In this talk I will describe progress toward a system for robust automated benthic change detection that aims to address the problem of the many uncertainties that can occur. Using this system, bathymetry and seagrass canopy density (Thalassia testudinum leaf area index, LAI) have been mapped over an area of 900 km2 of reef lagoon along the Mexican Yucatán coast, for each year from 2016 to 2020. The mapping was based on radiative transfer model inversion methods applied to each image of the entire archive of Sentinel-2 acquisitions in the area (approximately 800 images). By processing all images, all sources of variability were propagated to give a set of results for each pixel of the per-year output products. The spread of values at each pixel provided the basis for statistical testing of year-to-year change. Importantly, a statistical significance level can be assigned to any apparent change detected.
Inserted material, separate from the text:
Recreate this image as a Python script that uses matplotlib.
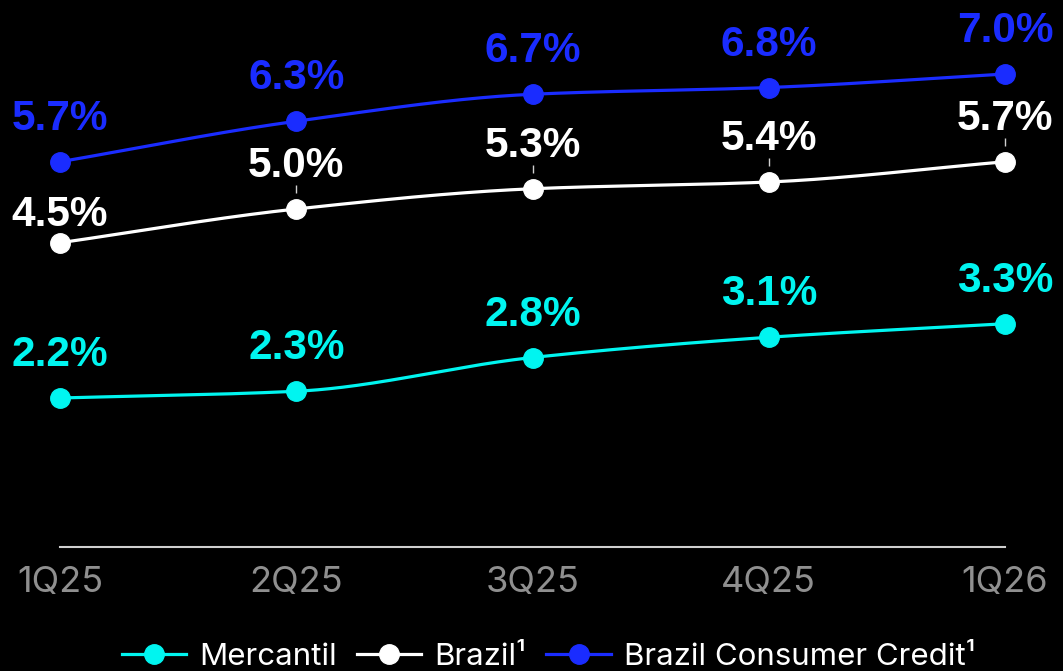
import numpy as np
import matplotlib
matplotlib.use("Agg")
import matplotlib.pyplot as plt

quarters = ["1Q25", "2Q25", "3Q25", "4Q25", "1Q26"]
mercantil = [2.2, 2.3, 2.8, 3.1, 3.3]
brazil = [4.5, 5.0, 5.3, 5.4, 5.7]
brazil_cc = [5.7, 6.3, 6.7, 6.8, 7.0]

C_CYAN = "#00f5f0"
C_WHITE = "#ffffff"
C_BLUE = "#1a2cff"

PX_PER_UNIT = 67.5  # pixels per 1 percentage point


def pchip(x, y, n=200):
    x = np.asarray(x, float)
    y = np.asarray(y, float)
    h = np.diff(x)
    d = np.diff(y) / h
    m = np.zeros_like(y)
    for k in range(1, len(y) - 1):
        if d[k - 1] * d[k] > 0:
            w1 = 2 * h[k] + h[k - 1]
            w2 = h[k] + 2 * h[k - 1]
            m[k] = (w1 + w2) / (w1 / d[k - 1] + w2 / d[k])
    m[0] = d[0]
    m[-1] = d[-1]
    xs, ys = [], []
    for k in range(len(x) - 1):
        t = np.linspace(0, 1, n)
        h00 = 2 * t**3 - 3 * t**2 + 1
        h10 = t**3 - 2 * t**2 + t
        h01 = -2 * t**3 + 3 * t**2
        h11 = t**3 - t**2
        xs.append(x[k] + t * h[k])
        ys.append(h00 * y[k] + h10 * h[k] * m[k] + h01 * y[k + 1] + h11 * h[k] * m[k + 1])
    return np.concatenate(xs), np.concatenate(ys)


fig = plt.figure(figsize=(10.63, 6.71), dpi=100, facecolor="black")
ax = fig.add_axes([60 / 1063, (671 - 546.5) / 671, (1005 - 60) / 1063, 546.5 / 671])
ax.set_facecolor("black")

xpos = np.arange(len(quarters))
series = [("Mercantil", mercantil, C_CYAN),
          ("Brazil\u00b9", brazil, C_WHITE),
          ("Brazil Consumer Credit\u00b9", brazil_cc, C_BLUE)]

handles = []
for si, (name, vals, col) in enumerate(series):
    sx, sy = pchip(xpos, vals)
    ax.plot(sx, sy, color=col, lw=2.3, clip_on=False, zorder=3)
    ax.plot(xpos, vals, "o", color=col, ms=14, clip_on=False, zorder=4)
    h, = ax.plot([], [], "-o", color=col, lw=2.3, ms=14, label=name)
    handles.append(h)
    for i, v in enumerate(vals):
        off_px = 32
        if si == 1 and i == 0:
            off_px = 17
        ax.annotate(f"{v:.1f}%", (xpos[i], v), xytext=(0, off_px), textcoords="offset pixels",
                    ha="center", va="baseline", fontsize=30.5, fontweight="bold",
                    family=["Liberation Sans", "DejaVu Sans"], color=col,
                    annotation_clip=False, zorder=5)

# leader ticks (white series)
for i in range(1, len(brazil)):
    ax.vlines(xpos[i], brazil[i] + 16 / PX_PER_UNIT, brazil[i] + 24 / PX_PER_UNIT,
              color="#d0d0d0", lw=1.0, clip_on=False, zorder=2)

ax.set_xlim(0, 4)
ax.set_ylim(0, 546.5 / PX_PER_UNIT)
for s in ["top", "right", "left"]:
    ax.spines[s].set_visible(False)
ax.spines["bottom"].set_color("#cfcfcf")
ax.spines["bottom"].set_linewidth(1.5)
ax.set_yticks([])
ax.set_xticks(xpos)
ax.set_xticklabels(quarters, fontsize=26, color="#8f8f8f", family=["Inter", "DejaVu Sans"])
ax.tick_params(axis="x", length=0, pad=14)

leg = fig.legend(handles=handles, loc="center", bbox_to_anchor=(0.516, 0.021), ncol=3,
                 frameon=False, handlelength=2.05, handletextpad=0.42,
                 columnspacing=0.65, prop={"family": ["Inter", "DejaVu Sans"], "size": 22.5})
for t in leg.get_texts():
    t.set_color("white")

fig.savefig("out.png", dpi=100, facecolor="black")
In this case study, the results in each year compared favourably to ICESat-2 data for bathymetry (mean absolute error < 1 m), and to field surveys for canopy density (mean absolute error 0.59 on a range of LAI from 0 to 5). Identified changes in seagrass canopies (p < 0.01) were localised and spatially plausible. Rejecting changes with statistical significance lower than 1% (p > 0.01) was effective at removing noise from the change maps. However, the identified changes, which often comprised a subtle darkening or brightening of the bottom reflectance, correlated very well in space and time with a delayed effect of documented incursions of pelagic floating Sargassum in 2018 and 2019. The working hypothesis is that these benthic changes are the subsequent decomposition of Sargassum into organic material in the sediments followed by later dispersion, rather than changes in seagrass canopies per se. Hence, the approach appears to be effective and robust at detecting benthic change, but careful interpretation of the basis of the change is required. While monitoring shallow water environments over large scales may be technically achievable, the ecological interpretation of detected changes remains challenging.